I have a Duncan Hines cake mix that I need to doctor up, but I have a problem. I don't have chocolate pudding MIX but I do have already made chocolate pudding cups. Can I substitute that for the dry mix? I just have no idea how to make this not taste like a box cake with what I have sitting around. IDEAS PLEASE!!!

I used the super enhanced cake mix on the site to doctor mine. I loved it. Here is a recipe from the cake doctor:
Devils food cake mix box
2 tablespoons unsweetened cocoa powder
1 and 1/3 cups buttermilk
1/2 cup vegtable oil
3 large eggs
1 teaspoon pure vanilla extract



You can substitute soured milk for buttermilk. For 1 cup warm milk add 1 1/3 tablespoons of white vinagar or 1 1/2 Tablespoons lemon juice. Let it rest for about 10 or so minutes, then stir. It will be creamy like buttermilk.
I use soured milk and buttermilk in my recipes a lot and can't tell a difference.

Using milk/chocolate milk in place of water and butter in place of oil always makes my cakes better. You can also add yogurt or sour cream for a richer, more dense cake. Add some chocolate syrup if you got it. I don't know about the pudding cups. Never used them so I don't know how they respond to being baked.

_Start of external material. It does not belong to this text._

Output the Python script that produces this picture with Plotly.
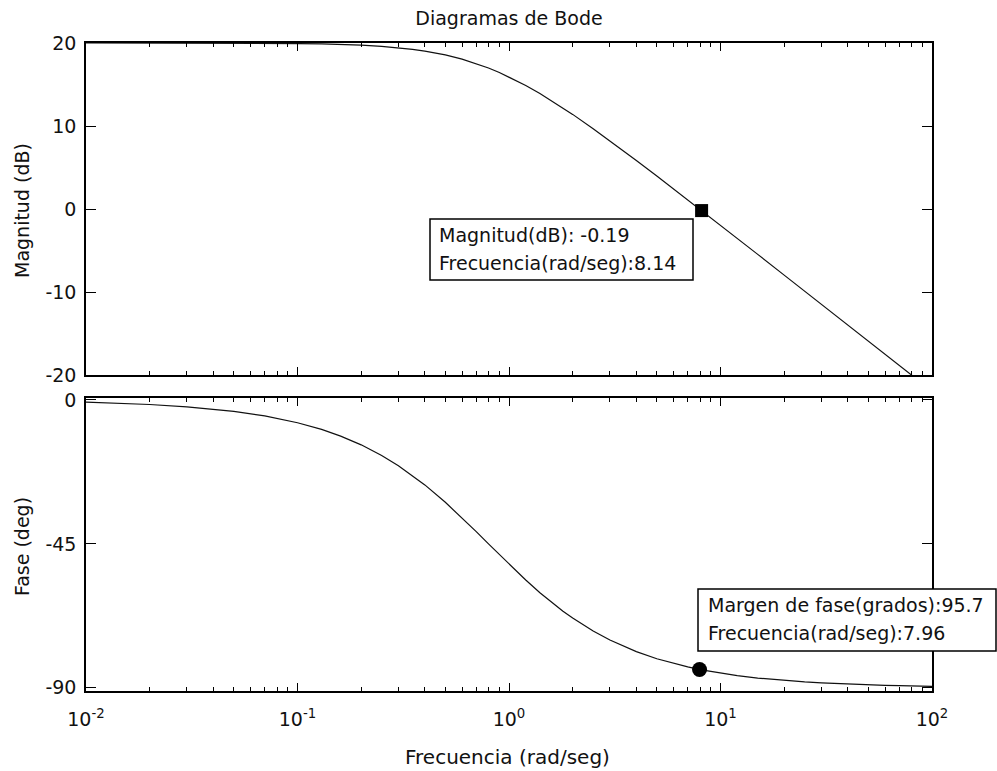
import plotly.graph_objects as go

# Frequency grid (rad/s) and the Bode curves read along it
freq = [0.01, 0.02, 0.03, 0.05, 0.07, 0.1, 0.13, 0.16, 0.2, 0.25, 0.3, 0.35,
        0.4, 0.5, 0.6, 0.7, 0.8, 0.9, 1.0, 1.2, 1.4, 1.6, 1.8, 2.0, 2.5, 3.0,
        3.5, 4.0, 5.0, 6.0, 7.0, 8.0, 10.0, 12.0, 15.0, 20.0, 25.0, 30.0,
        40.0, 50.0, 60.0, 70.0, 80.0, 100.0]
mag_db = [20.0, 20.0, 19.99, 19.98, 19.97, 19.93, 19.89, 19.83, 19.74, 19.60,
          19.43, 19.24, 19.03, 18.57, 18.06, 17.53, 16.99, 16.45, 15.91,
          14.88, 13.91, 13.01, 12.17, 11.40, 9.68, 8.22, 6.96, 5.85, 3.97,
          2.42, 1.10, -0.04, -1.97, -3.54, -5.47, -7.97, -9.90, -11.48,
          -13.98, -15.92, -17.50, -18.84, -20.0, -21.94]
phase_deg = [-0.72, -1.43, -2.15, -3.58, -5.00, -7.13, -9.23, -11.31, -14.04,
             -17.35, -20.56, -23.63, -26.57, -32.01, -36.87, -41.19, -45.0,
             -48.37, -51.34, -56.31, -60.26, -63.43, -66.04, -68.20, -72.26,
             -75.07, -77.13, -78.69, -80.91, -82.41, -83.48, -84.29, -85.43,
             -86.19, -86.95, -87.71, -88.17, -88.47, -88.85, -89.08, -89.24,
             -89.35, -89.43, -89.54]

# Data-tip readings
gain_cross_freq = 8.14
gain_cross_mag = -0.19
phase_cross_freq = 7.96
phase_margin = 95.7

# Tick definitions
x_major = [0.01, 0.1, 1, 10, 100]
x_major_text = ["10<sup>-2</sup>", "10<sup>-1</sup>", "10<sup>0</sup>",
                "10<sup>1</sup>", "10<sup>2</sup>"]
x_minor = [m * d for d in [0.01, 0.1, 1, 10] for m in range(2, 10)]
mag_ticks = [-20, -10, 0, 10, 20]
mag_tick_text = ["-20", "-10", "0", "10", "20"]
phase_ticks = [-90, -45, 0]
phase_tick_text = ["-90", "-45", "0"]

INK = "#111111"
FONT = "DejaVu Sans"

# Plot area spans x 86..932 px and y 43..691 px of the page
L, R, T, B = 86, 932, 43, 691


def px(x):
    return (x - L) / (R - L)


def py(y):
    return (B - y) / (B - T)


fig = go.Figure()

fig.add_trace(go.Scatter(x=freq, y=mag_db, mode="lines",
                         line=dict(color=INK, width=1.2),
                         xaxis="x", yaxis="y", showlegend=False))
fig.add_trace(go.Scatter(x=freq, y=phase_deg, mode="lines",
                         line=dict(color=INK, width=1.2),
                         xaxis="x2", yaxis="y2", showlegend=False))

fig.add_trace(go.Scatter(x=[gain_cross_freq], y=[gain_cross_mag], mode="markers",
                         marker=dict(symbol="square", size=13, color="black"),
                         xaxis="x", yaxis="y", showlegend=False))
fig.add_trace(go.Scatter(x=[phase_cross_freq], y=[phase_margin - 180],
                         mode="markers",
                         marker=dict(symbol="circle", size=15, color="black"),
                         xaxis="x2", yaxis="y2", showlegend=False))

common_x = dict(type="log", range=[-2, 2], showgrid=False, zeroline=False,
                showline=True, linecolor="black", linewidth=1.5,
                mirror="allticks", ticks="inside", ticklen=8,
                tickcolor="black", tickwidth=1,
                tickmode="array", tickvals=x_major,
                minor=dict(ticks="inside", ticklen=4, tickcolor="black",
                           tickwidth=1, tickmode="array", tickvals=x_minor,
                           showgrid=False))
common_y = dict(showgrid=False, zeroline=False, showline=True,
                linecolor="black", linewidth=1.5, mirror="allticks",
                ticks="inside", ticklen=10, tickcolor="black", tickwidth=1,
                tickmode="array", ticklabelstandoff=4)

fig.update_layout(
    width=997, height=771,
    margin=dict(l=L, r=997 - R, t=T, b=771 - B),
    paper_bgcolor="white", plot_bgcolor="white",
    font=dict(family=FONT, size=19, color=INK),
    title=dict(text="Diagramas de Bode", x=0.5, xref="paper",
               y=1 - 18 / 771, yref="container", yanchor="middle",
               xanchor="center", font=dict(size=19, color=INK)),
    xaxis=dict(common_x, anchor="y", domain=[0, 1], showticklabels=False),
    yaxis=dict(common_y, anchor="x", domain=[py(375), 1], range=[-20, 20],
               tickvals=mag_ticks, ticktext=mag_tick_text),
    xaxis2=dict(common_x, anchor="y2", domain=[0, 1], matches="x",
                ticktext=x_major_text, ticklabelstandoff=10),
    yaxis2=dict(common_y, anchor="x2", domain=[0, py(398)], range=[-91, 0.6],
                tickvals=phase_ticks, ticktext=phase_tick_text),
)

# Axis titles
fig.add_annotation(text="Magnitud (dB)", xref="paper", yref="paper",
                   x=px(22), y=py(211), textangle=-90,
                   showarrow=False, xanchor="center", yanchor="middle")
fig.add_annotation(text="Fase (deg)", xref="paper", yref="paper",
                   x=px(22), y=py(547), textangle=-90,
                   showarrow=False, xanchor="center", yanchor="middle")
fig.add_annotation(text="Frecuencia (rad/seg)", xref="paper", yref="paper",
                   x=px(507), y=py(757),
                   showarrow=False, xanchor="center", yanchor="middle",
                   font=dict(size=20))

# Data-tip boxes: frame plus one text line per row
tips = [
    (430, 693, 219, 280, 437,
     [f"Magnitud(dB): {gain_cross_mag:.2f}",
      f"Frecuencia(rad/seg):{gain_cross_freq:.2f}"]),
    (698, 996, 589, 651, 706,
     [f"Margen de fase(grados):{phase_margin:.1f}",
      f"Frecuencia(rad/seg):{phase_cross_freq:.2f}"]),
]
for x0, x1, y0, y1, tx, lines in tips:
    fig.add_shape(type="rect", xref="paper", yref="paper",
                  x0=px(x0), x1=px(x1), y0=py(y1), y1=py(y0),
                  line=dict(color="black", width=1.5), fillcolor="white",
                  layer="above")
    for i, line in enumerate(lines):
        fig.add_annotation(text=line, xref="paper", yref="paper",
                           x=px(tx), y=py(y0 + 16 + 28 * i),
                           xanchor="left", yanchor="middle",
                           showarrow=False, align="left")

fig.write_html("out.html")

Adding some mayo to it is delish!! I know...it sounds gross...but it really brings out the chocolate flavor and makes it so moist!
Hugs, ~Denise

Thank you all so much! I ended up going to the store and getting more ingredients to make the Darn good Chocolate cake. The texture of the batter is a bit thicker than I'm used to so I'm not sure if I did everything right. We'll see shortly!! Thanks again.
Caribou

I doubled the recipe so I could make 3 layers for the cake and avoid torting it and added a bunch of cupcake. I'm so happy with that. It came out fabulous. I have no idea how I'm going to decorate it or what icing to use because it's rich enough. Going to go search for an icing that is mellow now for a pairing.